World Bank Loans (Earliest to Most Recent)
| Project | Summary and Purpose | Approval Date / Closing Date | Commitment Amount (US$) |
|---|---|---|---|
| Power Project | Pump storage project to support peak loads and allow the current thermal plant to function more efficiently. | March 18, 1969 / March 31, 1974 | 14.50 million |
| Power Project (02) | Construct an oil-fired facility at the Tarbert generation station to increase efficiency. | March 2, 1971 / March 31, 1976 | 20.00 million |
| Industrial Credit Corporation Project | Finance industrial enterprises to support investment projects. | May 4, 1971 / September 30, 1976 | 10.00 million |
| Education Project | Provide funding to construct and support numerous educational institutions (i.e. secondary schools, colleges, education centers). | August 3, 1971 / December 31, 1978 | 13.00 million |
| Power Project (03) | Construct an oil-fired electrical generating unit and extending transition lines. | February 22, 1972 / March 31, 1977 | 15.00 million |
| Livestock Project | Assist agricultural production of beef and pig meat and finance farm development. | June 14, 1973 / December 29, 1978 | 25.00 million |
| Education Project (02) | Provide funding to construct and support numerous education institutions and rebuild inadequate facilities in both urban and rural areas. | January 15, 1974 / December 31, 1981 | 25.00 million |
| Industrial Credit Corporation Project (02) | Support and finance development projects in the industrial and distributive sectors and small-scale development enterprises. | August 19, 1975 / December 31, 1981 | 30.00 million |

The status of all projects is fully repaid, and Ireland has not used the World bank since the end of its second Industrial Credit Corporation Project in 1981. Ireland has also not appeared in any of the World Bank Annual Reports since 1981, where they last had only 0.29% of the total voting power (the United States ranked first with having 769,139 votes, or 21.35%). After paying off these loans, Ireland experienced an upward trend of continuous growth until the Post-2008 Irish economic downturn.

== Selected Projects ==
Four types of projects were focused on in the time frame between 1969 and 1981; education projects, industrial credit corporation projects, livestock projects, and power projects.

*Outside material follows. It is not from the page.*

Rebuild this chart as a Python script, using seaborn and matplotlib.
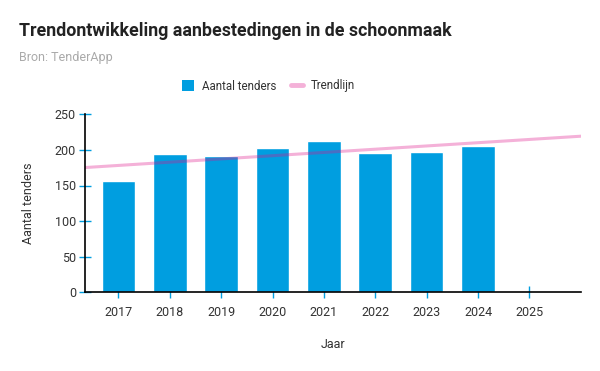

=== Education Projects ===
Both education projects worked on reforming secondary education. The first project included created six state and eighteen community secondary school, one regional technical college, one secondary technical school, one college of commerce, and thirty agricultural education centers. These schools would be equipped with technical assistance for specialists in educational facility planning and development during the use of this loan. This funding was also to be used to develop and implement systemic approaches to design and industrialization of educational buildings and their add-ons. The second education project had a focus on rural education and expanding previous educational institutions. Fourteen new secondary schools which would create 9,660 student places and five industrial training centers to create 7,280 student places. These new schools replaced 27 obsolete schools in rural areas and 620 industrial training student spots that were housed in four inadequately housed centers. The National Institute of Higher Education (NIHE) gained the funding to provide new teacher training facilities. Also, the Faculty of Agriculture was moved to the main campus of University College, Dublin.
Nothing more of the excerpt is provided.